### SHORT PROBLEM
Copy exactly the lines from the beginning of the data down to and including the line holding "(ofthree) -- (ofthreeend);", without any pictures.
----- EXERCISE DATA -----
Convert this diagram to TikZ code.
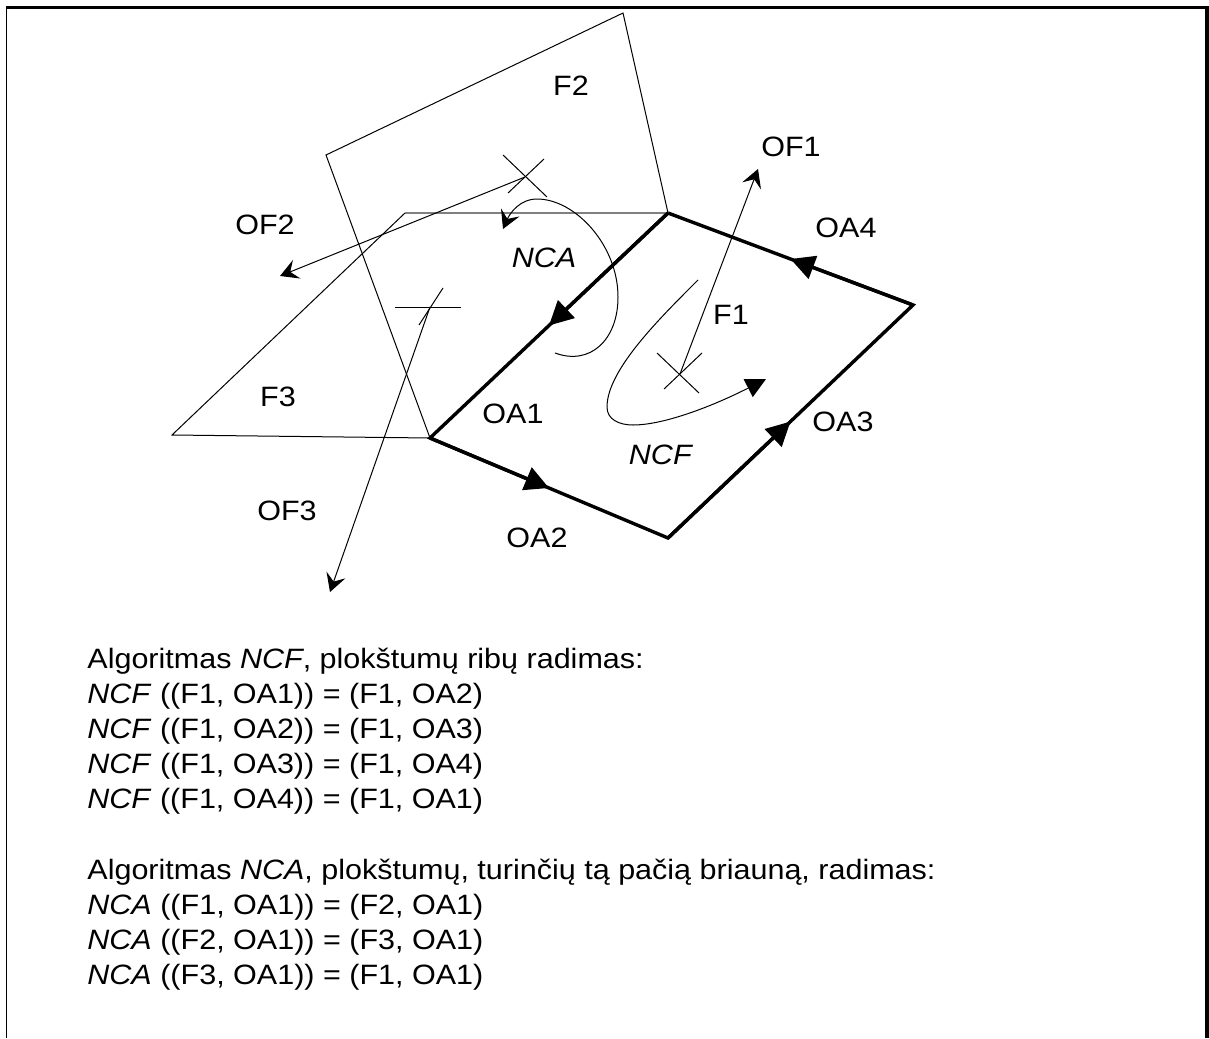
\documentclass[tikz,border=0pt]{standalone}
\usepackage{fontspec}
\setmainfont[FakeStretch=1.09]{Liberation Sans}
\usetikzlibrary{arrows.meta,calc}

\begin{document}
\begin{tikzpicture}[x=0.5pt, y=-0.5pt,
    thinline/.style={line width=0.5pt},
    edgeline/.style={line width=1.7pt},
    midtip/.style={-{Triangle[length=12pt,width=12pt]}},
    flowtip/.style={-{Triangle[length=10pt,width=10pt]}},
    normaltip/.style={-{Stealth[length=9pt,width=10pt,inset=3.5pt]}},
    lbl/.style={font=\fontsize{14}{16}\selectfont, inner sep=0pt},
    listing/.style={font=\fontsize{14}{17.5}\selectfont, inner sep=0pt, align=left, anchor=north west}]
  \useasboundingbox (0,0) rectangle (1209,1038);

  \draw[line width=0.7pt] (6.7,1038) -- (6.7,7);
  \draw[line width=1.3pt] (6,7.5) -- (1209,7.5);
  \draw[line width=2pt] (1207,7.5) -- (1207,1038);

  \coordinate (a) at (430,438);
  \coordinate (b) at (668,213);
  \coordinate (c) at (913,305);
  \coordinate (d) at (668,538);
  \coordinate (ftwoa) at (623,13);
  \coordinate (ftwob) at (326,155);
  \coordinate (fthreea) at (405,213);
  \coordinate (fthreeb) at (172,435);

  \draw[thinline] (b) -- (ftwoa) -- (ftwob) -- (a);
  \draw[thinline, gray, line width=0.9pt] (b) -- (fthreea);
  \draw[thinline] (fthreea) -- (fthreeb) -- (a);

  \draw[edgeline] (b) -- (a) -- (d) -- (c) -- (b);
  \foreach \from/\to in {b/a, a/d, d/c, c/b}
    \draw[edgeline, midtip] (\from) -- ($(\from)!0.5!(\to)$);

  \coordinate (ofone) at (680,374);
  \coordinate (oftwo) at (525,177);
  \coordinate (ofthree) at (430,307);
  \coordinate (ofoneend) at (758,169);
  \coordinate (oftwoend) at (280,276);
  \coordinate (ofthreeend) at (330,592);

  \draw[thinline] (657,353) -- (699,393);
  \draw[thinline] (664,389) -- (702,353);
  \draw[thinline] (503,155) -- (547,197);
  \draw[thinline] (508,193) -- (544,159);
  \draw[thinline] (395,307) -- (461,307);
  \draw[thinline] (419,325) -- (443,288);

  \draw[thinline, normaltip] (ofone) -- (ofoneend);
  \draw[thinline, normaltip] (oftwo) -- (oftwoend);
  \draw[thinline, normaltip] (ofthree) -- (ofthreeend);

  \coordinate (ncastart) at (555,353);
  \coordinate (ncaend) at (503,229);
  \draw[thinline, normaltip] (ncastart) .. controls (590,366) and (618,340) .. (618,297)
    .. controls (618,245) and (575,199) .. (537,199)
    .. controls (520,199) and (510,213) .. (ncaend);

  \coordinate (ncfstart) at (698,280);
  \coordinate (ncfend) at (766,379);
  \draw[thinline, flowtip] (ncfstart) .. controls (660,318) and (607,370) .. (607,407)
    .. controls (607,420) and (620,425) .. (633,425)
    .. controls (665,425) and (715,405) .. (ncfend);

  \node[lbl] (ftwo) at (571,86) {F2};
  \node[lbl] (ofonelbl) at (791,147) {OF1};
  \node[lbl] (oftwolbl) at (265,225) {OF2};
  \node[lbl] (oafour) at (846,228) {OA4};
  \node[lbl] (nca) at (544,258) {\textit{NCA}};
  \node[lbl] (fone) at (731,315) {F1};
  \node[lbl] (fthree) at (278,397) {F3};
  \node[lbl] (oaone) at (513,414) {OA1};
  \node[lbl] (oathree) at (843,422) {OA3};
  \node[lbl] (ncf) at (661,455) {\textit{NCF}};
  \node[lbl] (ofthreelbl) at (287,511) {OF3};
  \node[lbl] (oatwo) at (537,538) {OA2};

  \node[listing] (ncflist) at (87,648) {Algoritmas \textit{NCF}, plokštumų ribų radimas:\\
    \textit{NCF} ((F1, OA1)) = (F1, OA2)\\
    \textit{NCF} ((F1, OA2)) = (F1, OA3)\\
    \textit{NCF} ((F1, OA3)) = (F1, OA4)\\
    \textit{NCF} ((F1, OA4)) = (F1, OA1)};
  \node[listing] (ncalist) at (87,859) {Algoritmas \textit{NCA}, plokštumų, turinčių tą pačią briauną, radimas:\\
    \textit{NCA} ((F1, OA1)) = (F2, OA1)\\
    \textit{NCA} ((F2, OA1)) = (F3, OA1)\\
    \textit{NCA} ((F3, OA1)) = (F1, OA1)};
\end{tikzpicture}
\end{document}
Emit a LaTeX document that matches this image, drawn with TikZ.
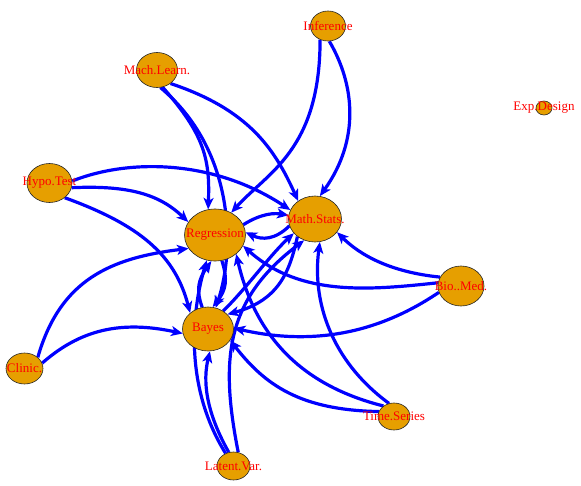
\documentclass[tikz,border=0pt]{standalone}
\usepackage{fontspec}
\setmainfont{Liberation Serif}
\usetikzlibrary{shapes.geometric,arrows.meta}
\pgfdeclarelayer{bg}
\pgfsetlayers{bg,main}
\definecolor{vfill}{HTML}{E69F00}
\begin{document}
\begin{tikzpicture}[x=1pt,y=-1pt,
  vert/.style={ellipse, draw=black!85, line width=0.6pt, fill=vfill, inner sep=0pt},
  lab/.style={text=red, font=\fontsize{13}{13}\selectfont, inner sep=0pt},
  edge/.style={draw=blue, line width=3.2pt, -{Stealth[length=11.5pt,width=10pt,inset=3pt]}}]
\useasboundingbox (0,0) rectangle (581,485);

\node[vert, minimum width=35pt, minimum height=30pt, label={[lab,name=infl]center:Inference}] (inf) at (328,26) {};
\node[vert, minimum width=16pt, minimum height=14pt, label={[lab,name=expl]center:Exp.Design}] (exp) at (544,108) {};
\node[vert, minimum width=41pt, minimum height=35pt, label={[lab,name=mll]center:Mach.Learn.}] (ml) at (157,70) {};
\node[vert, minimum width=45pt, minimum height=39pt, label={[lab,name=hypol]center:Hypo.Test}] (hypo) at (49.5,183) {};
\node[vert, minimum width=61pt, minimum height=52pt, label={[lab,name=regl]center:Regression}] (reg) at (215,235) {};
\node[vert, minimum width=53pt, minimum height=46pt, label={[lab,name=msl]center:Math.Stats.}] (ms) at (315,219) {};
\node[vert, minimum width=51pt, minimum height=44pt, label={[lab,name=bayesl]center:Bayes}] (bayes) at (208,329) {};
\node[vert, minimum width=46pt, minimum height=40pt, label={[lab,name=biol]center:Bio..Med.}] (bio) at (461,286) {};
\node[vert, minimum width=37pt, minimum height=31pt, label={[lab,name=clinl]center:Clinic.}] (clin) at (24.5,368.5) {};
\node[vert, minimum width=33pt, minimum height=28pt, label={[lab,name=latl]center:Latent.Var.}] (lat) at (233.5,466) {};
\node[vert, minimum width=32pt, minimum height=27pt, label={[lab,name=tsl]center:Time.Series}] (ts) at (394,416.5) {};

\begin{pgfonlayer}{bg}
\draw[edge] (inf.-120) .. controls (320,150) and (268,172) .. (reg.54);
\draw[edge] (inf.-85) .. controls (355,85) and (360,140) .. (ms.78);
\draw[edge] (ml.-72) .. controls (205,135) and (210,160) .. (reg.105);
\draw[edge] (ml.-79) .. controls (235,150) and (235,250) .. (bayes.70);
\draw[edge] (ml.-45) .. controls (250,110) and (275,150) .. (ms.133);
\draw[edge] (hypo.5) .. controls (130,158) and (215,160) .. (ms.160);
\draw[edge] (hypo.-12) .. controls (130,185) and (160,195) .. (reg.154);
\draw[edge] (hypo.-44) .. controls (140,225) and (175,255) .. (bayes.138);
\draw[edge] (clin.40) .. controls (60,280) and (110,258) .. (reg.207);
\draw[edge] (clin.17) .. controls (80,330) and (120,320) .. (bayes.190);
\draw[edge] (reg.20) .. controls (262,213) and (275,213) .. (ms.172);
\draw[edge] (ms.195) .. controls (275,240) and (262,240) .. (reg.5);
\draw[edge] (reg.-75) .. controls (228,280) and (226,290) .. (bayes.78);
\draw[edge] (bayes.105) .. controls (196,290) and (198,280) .. (reg.-98);
\draw[edge] (ms.-135) .. controls (290,270) and (280,300) .. (bayes.37);
\draw[edge] (bayes.50) .. controls (245,290) and (270,255) .. (ms.214);
\draw[edge] (lat.71) .. controls (220,360) and (225,300) .. (ms.243);
\draw[edge] (lat.109) .. controls (205,410) and (203,380) .. (bayes.-85);
\draw[edge] (lat.122) .. controls (180,380) and (195,300) .. (reg.-108);
\draw[edge] (bio.157) .. controls (390,272) and (360,255) .. (ms.-31);
\draw[edge] (bio.172) .. controls (370,290) and (300,297) .. (reg.-21);
\draw[edge] (bio.196) .. controls (395,322) and (330,350) .. (bayes.2);
\draw[edge] (ts.111) .. controls (330,360) and (312,300) .. (ms.-78);
\draw[edge] (ts.135) .. controls (300,385) and (255,335) .. (reg.-42);
\draw[edge] (ts.162) .. controls (300,410) and (265,385) .. (bayes.-27);
\end{pgfonlayer}
\end{tikzpicture}
\end{document}
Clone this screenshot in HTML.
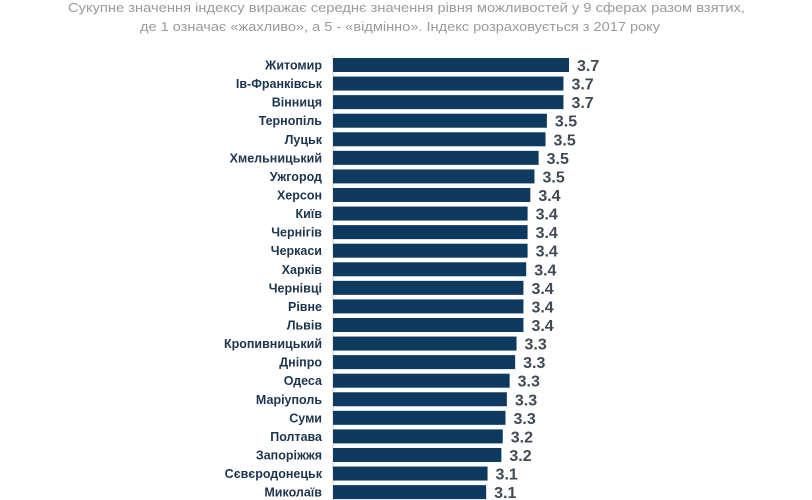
<!DOCTYPE html>
<html><head><meta charset="utf-8"><style>
html,body{margin:0;padding:0;background:#fff;}
svg{display:block;font-family:"Liberation Sans","DejaVu Sans",sans-serif;}
</style></head><body>
<svg id="chart" width="812" height="500" viewBox="0 0 812 500" xmlns="http://www.w3.org/2000/svg">
<text x="68" y="12" font-size="13" fill="#9a9a9a" textLength="677" lengthAdjust="spacingAndGlyphs">Сукупне значення індексу виражає середнє значення рівня можливостей у 9 сферах разом взятих,</text>
<text x="140" y="31" font-size="13" fill="#9a9a9a" textLength="520" lengthAdjust="spacingAndGlyphs">де 1 означає «жахливо», а 5 - «відмінно». Індекс розраховується з 2017 року</text>
<line x1="333" y1="55" x2="333" y2="500" stroke="#cfcfcf" stroke-width="1"/>
<g id="bars"></g>
</svg>
<script>
const cities = ["Житомир","Ів-Франківськ","Вінниця","Тернопіль","Луцьк","Хмельницький","Ужгород","Херсон","Київ","Чернігів","Черкаси","Харків","Чернівці","Рівне","Львів","Кропивницький","Дніпро","Одеса","Маріуполь","Суми","Полтава","Запоріжжя","Сєвєродонецьк","Миколаїв"];
const values = [3.71,3.67,3.67,3.55,3.54,3.49,3.46,3.43,3.41,3.41,3.41,3.40,3.38,3.38,3.38,3.33,3.32,3.28,3.26,3.25,3.23,3.22,3.12,3.11];
const valueLabels = ["3.7","3.7","3.7","3.5","3.5","3.5","3.5","3.4","3.4","3.4","3.4","3.4","3.4","3.4","3.4","3.3","3.3","3.3","3.3","3.3","3.2","3.2","3.1","3.1"];

const NS = "http://www.w3.org/2000/svg";
const x0 = 333, axisMin = 2.0, pxPerUnit = 138;
const xScale = v => x0 + (v - axisMin) * pxPerUnit;
const yTop = 65, step = 18.57, barH = 14;
const yScale = i => yTop + i * step;
const g = document.getElementById("bars");
cities.forEach((c, i) => {
  const cy = yScale(i);
  const t = document.createElementNS(NS, "text");
  
  
  t.setAttribute("x", 322); t.setAttribute("y", cy + 4.5);
  t.setAttribute("text-anchor", "end"); t.setAttribute("font-size", "12.5");
  t.setAttribute("font-weight", "bold"); t.setAttribute("fill", "#1c3550");
  t.textContent = c; g.appendChild(t);
  const r = document.createElementNS(NS, "rect");
  
  
  r.setAttribute("x", x0); r.setAttribute("y", cy - barH / 2);
  r.setAttribute("width", xScale(values[i]) - x0); r.setAttribute("height", barH);
  r.setAttribute("fill", "#0d3a5e");
  g.appendChild(r);
  const v = document.createElementNS(NS, "text");
  
  
  v.setAttribute("x", xScale(values[i]) + 8); v.setAttribute("y", cy + 6);
  v.setAttribute("font-size", "16"); v.setAttribute("font-weight", "bold");
  v.setAttribute("fill", "#3f4a55");
  v.textContent = valueLabels[i]; g.appendChild(v);
});
</script>
</body></html>
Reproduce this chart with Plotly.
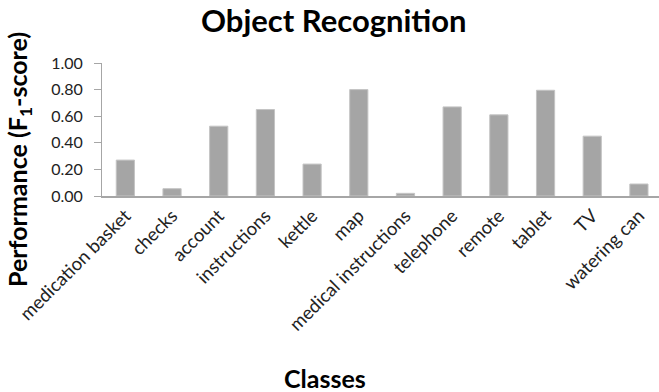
-----
### ANSWER TO THE EXERCISE
Convert this diagram to TikZ code.
\documentclass[tikz,border=0pt]{standalone}
\usepackage{fontspec}
\setmainfont[FakeStretch=1.09]{Liberation Sans}
\usetikzlibrary{arrows.meta,calc}

\begin{document}
\begin{tikzpicture}[x=0.5pt, y=-0.5pt,
    thinline/.style={line width=0.5pt},
    edgeline/.style={line width=1.7pt},
    midtip/.style={-{Triangle[length=12pt,width=12pt]}},
    flowtip/.style={-{Triangle[length=10pt,width=10pt]}},
    normaltip/.style={-{Stealth[length=9pt,width=10pt,inset=3.5pt]}},
    lbl/.style={font=\fontsize{14}{16}\selectfont, inner sep=0pt},
    listing/.style={font=\fontsize{14}{17.5}\selectfont, inner sep=0pt, align=left, anchor=north west}]
  \useasboundingbox (0,0) rectangle (1209,1038);

  \draw[line width=0.7pt] (6.7,1038) -- (6.7,7);
  \draw[line width=1.3pt] (6,7.5) -- (1209,7.5);
  \draw[line width=2pt] (1207,7.5) -- (1207,1038);

  \coordinate (a) at (430,438);
  \coordinate (b) at (668,213);
  \coordinate (c) at (913,305);
  \coordinate (d) at (668,538);
  \coordinate (ftwoa) at (623,13);
  \coordinate (ftwob) at (326,155);
  \coordinate (fthreea) at (405,213);
  \coordinate (fthreeb) at (172,435);

  \draw[thinline] (b) -- (ftwoa) -- (ftwob) -- (a);
  \draw[thinline, gray, line width=0.9pt] (b) -- (fthreea);
  \draw[thinline] (fthreea) -- (fthreeb) -- (a);

  \draw[edgeline] (b) -- (a) -- (d) -- (c) -- (b);
  \foreach \from/\to in {b/a, a/d, d/c, c/b}
    \draw[edgeline, midtip] (\from) -- ($(\from)!0.5!(\to)$);

  \coordinate (ofone) at (680,374);
  \coordinate (oftwo) at (525,177);
  \coordinate (ofthree) at (430,307);
  \coordinate (ofoneend) at (758,169);
  \coordinate (oftwoend) at (280,276);
  \coordinate (ofthreeend) at (330,592);

  \draw[thinline] (657,353) -- (699,393);
  \draw[thinline] (664,389) -- (702,353);
  \draw[thinline] (503,155) -- (547,197);
  \draw[thinline] (508,193) -- (544,159);
  \draw[thinline] (395,307) -- (461,307);
  \draw[thinline] (419,325) -- (443,288);

  \draw[thinline, normaltip] (ofone) -- (ofoneend);
  \draw[thinline, normaltip] (oftwo) -- (oftwoend);
  \draw[thinline, normaltip] (ofthree) -- (ofthreeend);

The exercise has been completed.